### STATED EXERCISE
Your task is to give the data again, exactly, with every line intact.

-- begin --

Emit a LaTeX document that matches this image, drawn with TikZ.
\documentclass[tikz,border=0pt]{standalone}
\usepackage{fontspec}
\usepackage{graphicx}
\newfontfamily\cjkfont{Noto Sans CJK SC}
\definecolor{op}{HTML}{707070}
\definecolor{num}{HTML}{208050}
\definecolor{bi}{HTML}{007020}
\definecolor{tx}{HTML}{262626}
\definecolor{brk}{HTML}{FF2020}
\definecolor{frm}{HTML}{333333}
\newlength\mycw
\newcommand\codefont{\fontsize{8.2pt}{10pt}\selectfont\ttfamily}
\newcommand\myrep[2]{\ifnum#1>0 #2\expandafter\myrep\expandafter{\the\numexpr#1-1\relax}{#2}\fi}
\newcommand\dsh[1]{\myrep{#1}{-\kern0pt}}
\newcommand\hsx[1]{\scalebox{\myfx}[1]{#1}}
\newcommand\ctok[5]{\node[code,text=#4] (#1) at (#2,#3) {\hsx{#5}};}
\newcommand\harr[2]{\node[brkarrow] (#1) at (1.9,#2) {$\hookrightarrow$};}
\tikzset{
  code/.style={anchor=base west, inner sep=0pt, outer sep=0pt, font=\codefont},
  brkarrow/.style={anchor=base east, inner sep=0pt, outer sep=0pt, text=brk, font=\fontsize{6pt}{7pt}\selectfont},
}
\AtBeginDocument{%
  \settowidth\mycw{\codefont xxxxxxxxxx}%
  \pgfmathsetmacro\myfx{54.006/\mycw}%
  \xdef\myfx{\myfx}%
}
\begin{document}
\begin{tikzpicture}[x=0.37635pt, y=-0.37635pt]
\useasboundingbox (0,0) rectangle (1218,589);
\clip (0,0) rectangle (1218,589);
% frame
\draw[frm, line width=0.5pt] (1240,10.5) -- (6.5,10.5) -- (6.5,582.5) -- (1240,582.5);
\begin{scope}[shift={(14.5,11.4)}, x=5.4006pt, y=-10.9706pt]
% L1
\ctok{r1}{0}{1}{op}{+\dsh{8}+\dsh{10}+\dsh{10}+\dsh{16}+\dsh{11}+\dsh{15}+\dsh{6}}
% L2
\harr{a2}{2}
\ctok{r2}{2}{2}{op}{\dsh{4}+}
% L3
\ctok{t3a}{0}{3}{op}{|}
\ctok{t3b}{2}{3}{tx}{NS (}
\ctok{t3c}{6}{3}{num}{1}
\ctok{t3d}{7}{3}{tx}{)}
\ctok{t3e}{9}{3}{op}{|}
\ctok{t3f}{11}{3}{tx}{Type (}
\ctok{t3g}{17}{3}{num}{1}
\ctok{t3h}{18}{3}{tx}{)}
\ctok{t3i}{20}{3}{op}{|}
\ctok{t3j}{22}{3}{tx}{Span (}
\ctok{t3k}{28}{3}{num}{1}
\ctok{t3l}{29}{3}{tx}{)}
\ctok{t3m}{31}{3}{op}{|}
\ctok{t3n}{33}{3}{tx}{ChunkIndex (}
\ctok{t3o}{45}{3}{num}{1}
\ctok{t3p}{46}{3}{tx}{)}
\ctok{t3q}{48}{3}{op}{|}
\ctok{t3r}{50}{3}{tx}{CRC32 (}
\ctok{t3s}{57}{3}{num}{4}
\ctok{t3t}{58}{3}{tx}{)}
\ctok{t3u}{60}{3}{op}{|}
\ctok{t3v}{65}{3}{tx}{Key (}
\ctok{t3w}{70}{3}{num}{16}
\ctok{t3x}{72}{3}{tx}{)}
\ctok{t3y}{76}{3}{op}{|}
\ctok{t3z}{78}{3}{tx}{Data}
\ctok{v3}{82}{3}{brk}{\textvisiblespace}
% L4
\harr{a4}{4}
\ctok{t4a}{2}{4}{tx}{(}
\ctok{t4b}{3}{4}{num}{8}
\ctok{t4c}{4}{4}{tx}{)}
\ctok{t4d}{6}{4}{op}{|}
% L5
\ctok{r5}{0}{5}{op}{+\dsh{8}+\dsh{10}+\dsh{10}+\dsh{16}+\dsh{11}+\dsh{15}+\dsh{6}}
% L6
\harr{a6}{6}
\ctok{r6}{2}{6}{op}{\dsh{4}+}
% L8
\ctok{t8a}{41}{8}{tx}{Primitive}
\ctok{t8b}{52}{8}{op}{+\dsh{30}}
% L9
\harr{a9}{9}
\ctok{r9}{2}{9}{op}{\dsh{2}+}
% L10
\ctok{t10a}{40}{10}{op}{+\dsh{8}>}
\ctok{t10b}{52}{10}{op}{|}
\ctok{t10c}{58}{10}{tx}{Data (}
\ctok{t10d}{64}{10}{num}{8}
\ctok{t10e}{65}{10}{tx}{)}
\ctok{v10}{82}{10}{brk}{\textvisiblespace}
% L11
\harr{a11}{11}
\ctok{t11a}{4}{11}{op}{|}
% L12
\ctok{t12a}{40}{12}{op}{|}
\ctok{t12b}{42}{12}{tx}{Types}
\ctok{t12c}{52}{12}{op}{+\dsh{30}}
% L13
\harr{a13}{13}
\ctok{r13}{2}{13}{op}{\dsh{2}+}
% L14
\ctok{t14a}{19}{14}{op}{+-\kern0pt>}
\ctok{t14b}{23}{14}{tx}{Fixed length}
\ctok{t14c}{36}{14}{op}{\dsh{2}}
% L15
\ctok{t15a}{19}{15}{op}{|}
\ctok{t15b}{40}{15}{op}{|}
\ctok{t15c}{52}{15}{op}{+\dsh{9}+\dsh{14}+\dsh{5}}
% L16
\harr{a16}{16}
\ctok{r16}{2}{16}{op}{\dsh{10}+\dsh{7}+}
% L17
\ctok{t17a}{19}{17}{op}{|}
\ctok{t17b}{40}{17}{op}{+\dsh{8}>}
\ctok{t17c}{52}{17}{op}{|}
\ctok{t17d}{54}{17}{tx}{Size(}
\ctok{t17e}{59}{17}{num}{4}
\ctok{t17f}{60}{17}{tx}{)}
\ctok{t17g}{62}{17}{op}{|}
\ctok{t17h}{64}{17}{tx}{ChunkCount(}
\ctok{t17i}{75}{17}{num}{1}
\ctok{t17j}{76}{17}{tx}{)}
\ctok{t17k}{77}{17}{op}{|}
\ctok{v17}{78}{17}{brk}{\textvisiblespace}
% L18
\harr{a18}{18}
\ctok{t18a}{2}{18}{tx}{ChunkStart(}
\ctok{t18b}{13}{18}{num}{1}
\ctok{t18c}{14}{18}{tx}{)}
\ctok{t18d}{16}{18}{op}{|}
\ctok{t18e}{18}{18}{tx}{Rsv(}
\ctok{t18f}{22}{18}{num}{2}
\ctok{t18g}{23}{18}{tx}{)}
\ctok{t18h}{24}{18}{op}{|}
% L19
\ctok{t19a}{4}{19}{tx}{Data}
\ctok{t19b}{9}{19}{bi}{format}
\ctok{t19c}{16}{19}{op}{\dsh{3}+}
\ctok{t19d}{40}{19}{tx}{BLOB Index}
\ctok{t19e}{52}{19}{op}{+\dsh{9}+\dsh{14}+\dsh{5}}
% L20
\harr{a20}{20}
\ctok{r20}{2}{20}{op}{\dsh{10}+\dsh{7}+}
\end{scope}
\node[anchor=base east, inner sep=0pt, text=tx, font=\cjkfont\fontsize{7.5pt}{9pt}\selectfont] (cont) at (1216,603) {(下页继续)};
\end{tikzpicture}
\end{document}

-- end --

### THE RESULT
Emit a LaTeX document that matches this image, drawn with TikZ.
\documentclass[tikz,border=0pt]{standalone}
\usepackage{fontspec}
\usepackage{graphicx}
\newfontfamily\cjkfont{Noto Sans CJK SC}
\definecolor{op}{HTML}{707070}
\definecolor{num}{HTML}{208050}
\definecolor{bi}{HTML}{007020}
\definecolor{tx}{HTML}{262626}
\definecolor{brk}{HTML}{FF2020}
\definecolor{frm}{HTML}{333333}
\newlength\mycw
\newcommand\codefont{\fontsize{8.2pt}{10pt}\selectfont\ttfamily}
\newcommand\myrep[2]{\ifnum#1>0 #2\expandafter\myrep\expandafter{\the\numexpr#1-1\relax}{#2}\fi}
\newcommand\dsh[1]{\myrep{#1}{-\kern0pt}}
\newcommand\hsx[1]{\scalebox{\myfx}[1]{#1}}
\newcommand\ctok[5]{\node[code,text=#4] (#1) at (#2,#3) {\hsx{#5}};}
\newcommand\harr[2]{\node[brkarrow] (#1) at (1.9,#2) {$\hookrightarrow$};}
\tikzset{
  code/.style={anchor=base west, inner sep=0pt, outer sep=0pt, font=\codefont},
  brkarrow/.style={anchor=base east, inner sep=0pt, outer sep=0pt, text=brk, font=\fontsize{6pt}{7pt}\selectfont},
}
\AtBeginDocument{%
  \settowidth\mycw{\codefont xxxxxxxxxx}%
  \pgfmathsetmacro\myfx{54.006/\mycw}%
  \xdef\myfx{\myfx}%
}
\begin{document}
\begin{tikzpicture}[x=0.37635pt, y=-0.37635pt]
\useasboundingbox (0,0) rectangle (1218,589);
\clip (0,0) rectangle (1218,589);
% frame
\draw[frm, line width=0.5pt] (1240,10.5) -- (6.5,10.5) -- (6.5,582.5) -- (1240,582.5);
\begin{scope}[shift={(14.5,11.4)}, x=5.4006pt, y=-10.9706pt]
% L1
\ctok{r1}{0}{1}{op}{+\dsh{8}+\dsh{10}+\dsh{10}+\dsh{16}+\dsh{11}+\dsh{15}+\dsh{6}}
% L2
\harr{a2}{2}
\ctok{r2}{2}{2}{op}{\dsh{4}+}
% L3
\ctok{t3a}{0}{3}{op}{|}
\ctok{t3b}{2}{3}{tx}{NS (}
\ctok{t3c}{6}{3}{num}{1}
\ctok{t3d}{7}{3}{tx}{)}
\ctok{t3e}{9}{3}{op}{|}
\ctok{t3f}{11}{3}{tx}{Type (}
\ctok{t3g}{17}{3}{num}{1}
\ctok{t3h}{18}{3}{tx}{)}
\ctok{t3i}{20}{3}{op}{|}
\ctok{t3j}{22}{3}{tx}{Span (}
\ctok{t3k}{28}{3}{num}{1}
\ctok{t3l}{29}{3}{tx}{)}
\ctok{t3m}{31}{3}{op}{|}
\ctok{t3n}{33}{3}{tx}{ChunkIndex (}
\ctok{t3o}{45}{3}{num}{1}
\ctok{t3p}{46}{3}{tx}{)}
\ctok{t3q}{48}{3}{op}{|}
\ctok{t3r}{50}{3}{tx}{CRC32 (}
\ctok{t3s}{57}{3}{num}{4}
\ctok{t3t}{58}{3}{tx}{)}
\ctok{t3u}{60}{3}{op}{|}
\ctok{t3v}{65}{3}{tx}{Key (}
\ctok{t3w}{70}{3}{num}{16}
\ctok{t3x}{72}{3}{tx}{)}
\ctok{t3y}{76}{3}{op}{|}
\ctok{t3z}{78}{3}{tx}{Data}
\ctok{v3}{82}{3}{brk}{\textvisiblespace}
% L4
\harr{a4}{4}
\ctok{t4a}{2}{4}{tx}{(}
\ctok{t4b}{3}{4}{num}{8}
\ctok{t4c}{4}{4}{tx}{)}
\ctok{t4d}{6}{4}{op}{|}
% L5
\ctok{r5}{0}{5}{op}{+\dsh{8}+\dsh{10}+\dsh{10}+\dsh{16}+\dsh{11}+\dsh{15}+\dsh{6}}
% L6
\harr{a6}{6}
\ctok{r6}{2}{6}{op}{\dsh{4}+}
% L8
\ctok{t8a}{41}{8}{tx}{Primitive}
\ctok{t8b}{52}{8}{op}{+\dsh{30}}
% L9
\harr{a9}{9}
\ctok{r9}{2}{9}{op}{\dsh{2}+}
% L10
\ctok{t10a}{40}{10}{op}{+\dsh{8}>}
\ctok{t10b}{52}{10}{op}{|}
\ctok{t10c}{58}{10}{tx}{Data (}
\ctok{t10d}{64}{10}{num}{8}
\ctok{t10e}{65}{10}{tx}{)}
\ctok{v10}{82}{10}{brk}{\textvisiblespace}
% L11
\harr{a11}{11}
\ctok{t11a}{4}{11}{op}{|}
% L12
\ctok{t12a}{40}{12}{op}{|}
\ctok{t12b}{42}{12}{tx}{Types}
\ctok{t12c}{52}{12}{op}{+\dsh{30}}
% L13
\harr{a13}{13}
\ctok{r13}{2}{13}{op}{\dsh{2}+}
% L14
\ctok{t14a}{19}{14}{op}{+-\kern0pt>}
\ctok{t14b}{23}{14}{tx}{Fixed length}
\ctok{t14c}{36}{14}{op}{\dsh{2}}
% L15
\ctok{t15a}{19}{15}{op}{|}
\ctok{t15b}{40}{15}{op}{|}
\ctok{t15c}{52}{15}{op}{+\dsh{9}+\dsh{14}+\dsh{5}}
% L16
\harr{a16}{16}
\ctok{r16}{2}{16}{op}{\dsh{10}+\dsh{7}+}
% L17
\ctok{t17a}{19}{17}{op}{|}
\ctok{t17b}{40}{17}{op}{+\dsh{8}>}
\ctok{t17c}{52}{17}{op}{|}
\ctok{t17d}{54}{17}{tx}{Size(}
\ctok{t17e}{59}{17}{num}{4}
\ctok{t17f}{60}{17}{tx}{)}
\ctok{t17g}{62}{17}{op}{|}
\ctok{t17h}{64}{17}{tx}{ChunkCount(}
\ctok{t17i}{75}{17}{num}{1}
\ctok{t17j}{76}{17}{tx}{)}
\ctok{t17k}{77}{17}{op}{|}
\ctok{v17}{78}{17}{brk}{\textvisiblespace}
% L18
\harr{a18}{18}
\ctok{t18a}{2}{18}{tx}{ChunkStart(}
\ctok{t18b}{13}{18}{num}{1}
\ctok{t18c}{14}{18}{tx}{)}
\ctok{t18d}{16}{18}{op}{|}
\ctok{t18e}{18}{18}{tx}{Rsv(}
\ctok{t18f}{22}{18}{num}{2}
\ctok{t18g}{23}{18}{tx}{)}
\ctok{t18h}{24}{18}{op}{|}
% L19
\ctok{t19a}{4}{19}{tx}{Data}
\ctok{t19b}{9}{19}{bi}{format}
\ctok{t19c}{16}{19}{op}{\dsh{3}+}
\ctok{t19d}{40}{19}{tx}{BLOB Index}
\ctok{t19e}{52}{19}{op}{+\dsh{9}+\dsh{14}+\dsh{5}}
% L20
\harr{a20}{20}
\ctok{r20}{2}{20}{op}{\dsh{10}+\dsh{7}+}
\end{scope}
\node[anchor=base east, inner sep=0pt, text=tx, font=\cjkfont\fontsize{7.5pt}{9pt}\selectfont] (cont) at (1216,603) {(下页继续)};
\end{tikzpicture}
\end{document}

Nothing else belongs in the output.